===== Extracted entries =====
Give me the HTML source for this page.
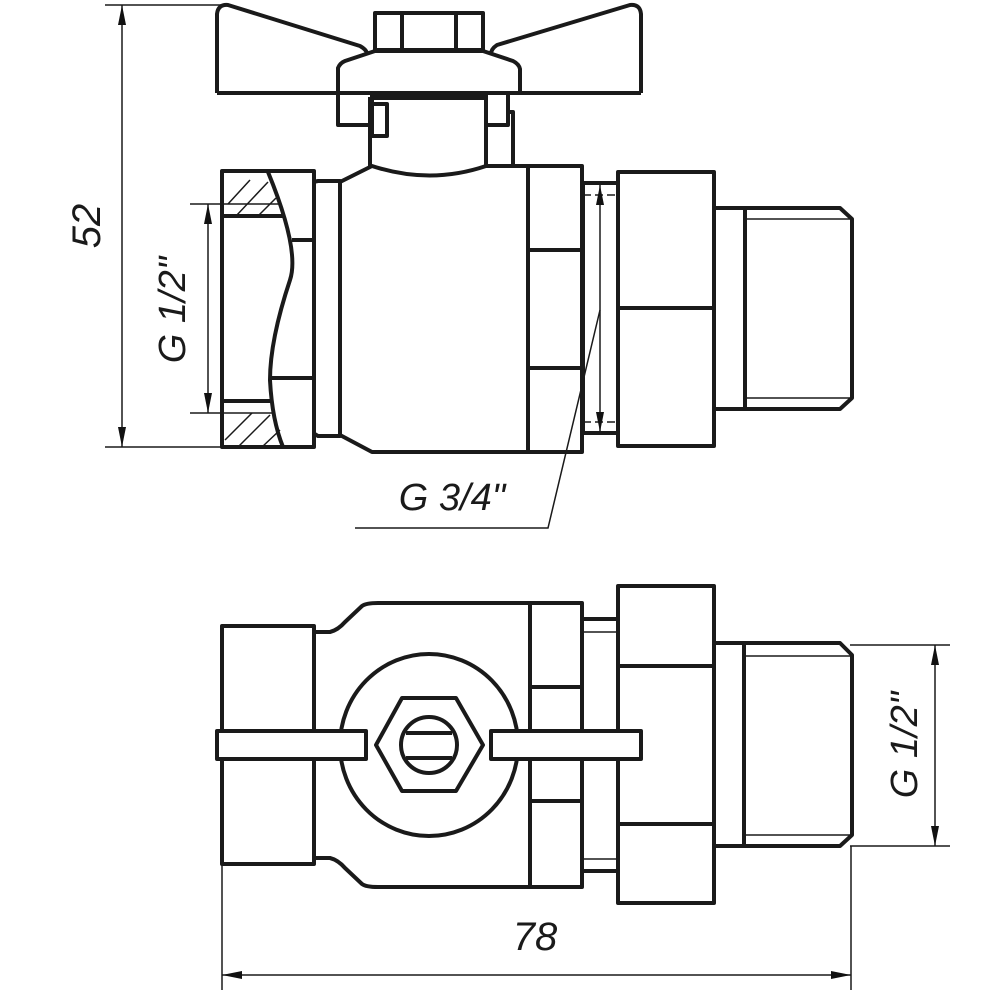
<!DOCTYPE html>
<html><head><meta charset="utf-8"><style>html,body{margin:0;padding:0;background:#fff}svg{display:block}</style></head><body>
<svg width="1000" height="1000" viewBox="0 0 1000 1000" xmlns="http://www.w3.org/2000/svg">
<defs>
<marker id="a" viewBox="0 0 20 8" refX="20" refY="4" markerWidth="20" markerHeight="8" markerUnits="userSpaceOnUse" orient="auto-start-reverse"><path d="M0,0 L20,4 L0,8 Z" fill="#111"/></marker>
</defs>
<g fill="none" stroke="#1a1a1a" stroke-width="4" stroke-linejoin="round">
<path d="M217,93 L217,14 Q218,4 228,5 L360,46 Q367,50 367,54"/>
<path d="M641,93 L641,14 Q640,4 630,5 L497,45 Q491,49 491,54"/>
<path d="M217,93 L641,93"/>
<rect x="375" y="13" width="108" height="37"/>
<line x1="402" y1="13" x2="402" y2="50"/><line x1="456" y1="13" x2="456" y2="50"/>
<path d="M338,93 L338,68 Q340,63 345,61 L375,51 L483,51 L513,61 Q519,64 520,69 L520,93"/>
<rect x="338" y="93" width="34" height="32"/>
<rect x="486" y="93" width="22" height="32"/>
<line x1="372" y1="97" x2="486" y2="97" stroke-width="6"/>
<path d="M370,97 L370,166"/><path d="M486,97 L486,166"/>
<rect x="372" y="104" width="15" height="32"/>
<path d="M508,112 L513,112 L513,166"/>
<path d="M340,182 L372,166 Q430,185 486,166 L582,166 L582,452 L372,452 L340,435 Z"/>
<line x1="528" y1="166" x2="528" y2="452"/>
<line x1="528" y1="250" x2="582" y2="250"/><line x1="528" y1="368" x2="582" y2="368"/>
<path d="M313,182 Q313,182 318,181 L340,181 L340,436 L318,436 L313,433"/>
<rect x="222" y="171" width="92" height="276"/>
<path d="M268,172 Q300,250 290,280 Q270,340 270,380 Q272,420 283,447"/>
<line x1="292" y1="240" x2="314" y2="240"/><line x1="271" y1="378" x2="314" y2="378"/>
<line x1="222" y1="216" x2="283" y2="216"/><line x1="222" y1="401" x2="272" y2="401"/>
<rect x="583" y="183" width="35" height="250"/>
<rect x="618" y="172" width="96" height="274"/>
<line x1="618" y1="308" x2="714" y2="308"/>
<path d="M714,208 L840,208 L852,219 L852,398 L840,409 L714,409"/>
<line x1="745" y1="208" x2="745" y2="409"/>
</g>
<g stroke="#1a1a1a" stroke-width="1.5" fill="none">
<line x1="745" y1="219" x2="852" y2="219"/><line x1="745" y1="398" x2="852" y2="398"/>
<line x1="583" y1="195" x2="618" y2="195" stroke-dasharray="8,4"/><line x1="583" y1="422" x2="618" y2="422" stroke-dasharray="8,4"/>
<line x1="222" y1="204" x2="280" y2="204"/><line x1="222" y1="413" x2="275" y2="413"/>
<path d="M228,204 L250,180 M236,216 L268,182 M258,216 L276,198 M225,440 L252,413 M238,447 L270,415 M262,447 L280,430"/>
<line x1="105" y1="5" x2="228" y2="5"/><line x1="105" y1="447" x2="222" y2="447"/>
<line x1="122" y1="5" x2="122" y2="447" marker-start="url(#a)" marker-end="url(#a)"/>
<line x1="190" y1="204" x2="222" y2="204"/><line x1="190" y1="413" x2="222" y2="413"/>
<line x1="208" y1="204" x2="208" y2="413" marker-start="url(#a)" marker-end="url(#a)"/>
<line x1="600" y1="185" x2="600" y2="432" marker-start="url(#a)" marker-end="url(#a)"/>
<path d="M600,310 L548,528 L355,528"/>
<line x1="222" y1="864" x2="222" y2="990"/><line x1="851" y1="846" x2="851" y2="990"/>
<line x1="222" y1="975" x2="851" y2="975" marker-start="url(#a)" marker-end="url(#a)"/>
<line x1="850" y1="645" x2="950" y2="645"/><line x1="850" y1="846" x2="950" y2="846"/>
<line x1="935" y1="645" x2="935" y2="846" marker-start="url(#a)" marker-end="url(#a)"/>
<line x1="745" y1="656" x2="850" y2="656"/><line x1="745" y1="835" x2="850" y2="835"/>
<line x1="582" y1="632" x2="618" y2="632"/><line x1="582" y1="859" x2="618" y2="859"/>
</g>
<g fill="none" stroke="#1a1a1a" stroke-width="4" stroke-linejoin="round">
<rect x="222" y="626" width="92" height="238"/>
<path d="M314,632 L330,632 Q338,630 345,622 L362,606 Q366,603 378,603 L582,603 L582,887 L378,887 Q366,887 362,884 L345,868 Q338,860 330,858 L314,858"/>
<line x1="530" y1="603" x2="530" y2="887"/>
<line x1="530" y1="687" x2="582" y2="687"/><line x1="530" y1="801" x2="582" y2="801"/>
<path d="M582,619 L618,619 M582,871 L618,871"/>
<rect x="618" y="586" width="96" height="317"/>
<line x1="618" y1="666" x2="714" y2="666"/><line x1="618" y1="824" x2="714" y2="824"/>
<path d="M714,643 L840,643 L852,655 L852,835 L840,846 L714,846"/>
<line x1="744" y1="643" x2="744" y2="846"/>
<ellipse cx="429" cy="745" rx="89" ry="91" fill="#fff"/>
<rect x="217" y="731" width="149" height="28" fill="#fff"/>
<rect x="491" y="731" width="150" height="28" fill="#fff"/>
<polygon points="376,745 402,698 456,698 483,745 456,791 402,791" fill="#fff"/>
<circle cx="429" cy="745" r="28"/>
<line x1="406" y1="733" x2="452" y2="733"/><line x1="406" y1="758" x2="452" y2="758"/>
</g>
<g font-family="Liberation Sans, sans-serif" font-style="italic" fill="#1a1a1a" font-size="40">
<text transform="translate(100,226) rotate(-90)" text-anchor="middle">52</text>
<text transform="translate(185,310) rotate(-90)" text-anchor="middle" font-size="38">G 1/2"</text>
<text x="452" y="510" text-anchor="middle" font-size="38">G 3/4"</text>
<text transform="translate(917,745) rotate(-90)" text-anchor="middle" font-size="38">G 1/2"</text>
<text x="535" y="950" text-anchor="middle">78</text>
</g>
</svg>
</body></html>
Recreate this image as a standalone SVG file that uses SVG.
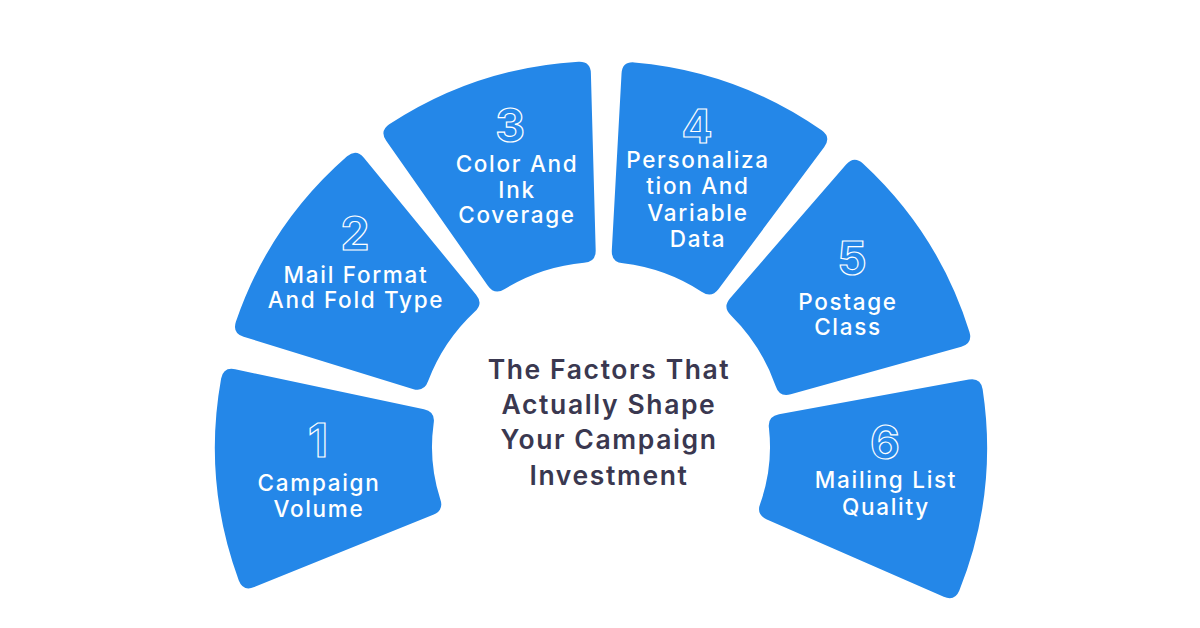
<svg xmlns="http://www.w3.org/2000/svg" width="1200" height="628" viewBox="0 0 1200 628">
<style>
.seg{fill:#2487E8}
.lbl{font-family:Inter,"Open Sans",sans-serif;font-weight:500;font-size:22.5px;letter-spacing:1.7px;fill:#fff;text-anchor:middle}
.num{font-family:Inter,"Open Sans",sans-serif;font-weight:700;font-size:46px;fill:none;stroke:#fff;stroke-width:1.2;text-anchor:middle}
.title{font-family:Inter,"Open Sans",sans-serif;font-weight:600;font-size:26.5px;letter-spacing:1.6px;fill:#3A3850;text-anchor:middle}
</style>
<defs>
<path id="segA" d="M -107.79,-358.13 Q -111.25,-369.62 -99.70,-372.90 A 386 386 0 0 1 99.70,-372.90 Q 111.25,-369.62 107.79,-358.13 L 56.78,-188.64 Q 53.32,-177.15 41.72,-180.23 A 185 185 0 0 0 -41.72,-180.23 Q -53.32,-177.15 -56.78,-188.64 Z"/>
<path id="segB" d="M -109.35,-357.66 Q -112.86,-369.13 -101.33,-372.46 A 386 386 0 0 1 101.33,-372.46 Q 112.86,-369.13 109.35,-357.66 L 52.92,-173.09 Q 49.41,-161.62 37.82,-164.71 A 169 169 0 0 0 -37.82,-164.71 Q -49.41,-161.62 -52.92,-173.09 Z"/>
</defs>
<rect width="1200" height="628" fill="#fff"/>
<g id="node1">
<use href="#segB" class="seg" transform="translate(601 447) rotate(-95)"/>
<text class="num" x="318" y="457">1</text>
<text class="lbl" x="319" y="491">Campaign</text>
<text class="lbl" x="319" y="517">Volume</text>
</g>
<g id="node2">
<use href="#segA" class="seg" transform="translate(601 447) rotate(-56.1)"/>
<text class="num" x="355" y="250">2</text>
<text class="lbl" x="356" y="283">Mail Format</text>
<text class="lbl" x="356" y="308">And Fold Type</text>
</g>
<g id="node3">
<use href="#segA" class="seg" transform="translate(601 447) rotate(-18.3)"/>
<text class="num" x="510" y="142">3</text>
<text class="lbl" x="517" y="172">Color And</text>
<text class="lbl" x="517" y="198">Ink</text>
<text class="lbl" x="517" y="223">Coverage</text>
</g>
<g id="node4">
<use href="#segA" class="seg" transform="translate(601 447) rotate(19.9)"/>
<text class="num" x="697" y="143">4</text>
<text class="lbl" x="698" y="168">Personaliza</text>
<text class="lbl" x="698" y="194">tion And</text>
<text class="lbl" x="698" y="221">Variable</text>
<text class="lbl" x="698" y="247">Data</text>
</g>
<g id="node5">
<use href="#segA" class="seg" transform="translate(601 447) rotate(57.7)"/>
<text class="num" x="852" y="275">5</text>
<text class="lbl" x="848" y="310">Postage</text>
<text class="lbl" x="848" y="335">Class</text>
</g>
<g id="node6">
<use href="#segB" class="seg" transform="translate(601 447) rotate(96.6)"/>
<text class="num" x="885" y="459">6</text>
<text class="lbl" x="886" y="488">Mailing List</text>
<text class="lbl" x="886" y="515">Quality</text>
</g>
<g id="center">
<text class="title" x="609" y="379">The Factors That</text>
<text class="title" x="609" y="414">Actually Shape</text>
<text class="title" x="609" y="449">Your Campaign</text>
<text class="title" x="609" y="485">Investment</text>
</g>
<g id="connectors"/>
</svg>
=====
* **Work to be completed**:
Pick out every line above that holds the word "this" and copy it.

* **Output of the task**:
Give me the HTML source for this page.
Recreate this image as a standalone SVG file that uses SVG.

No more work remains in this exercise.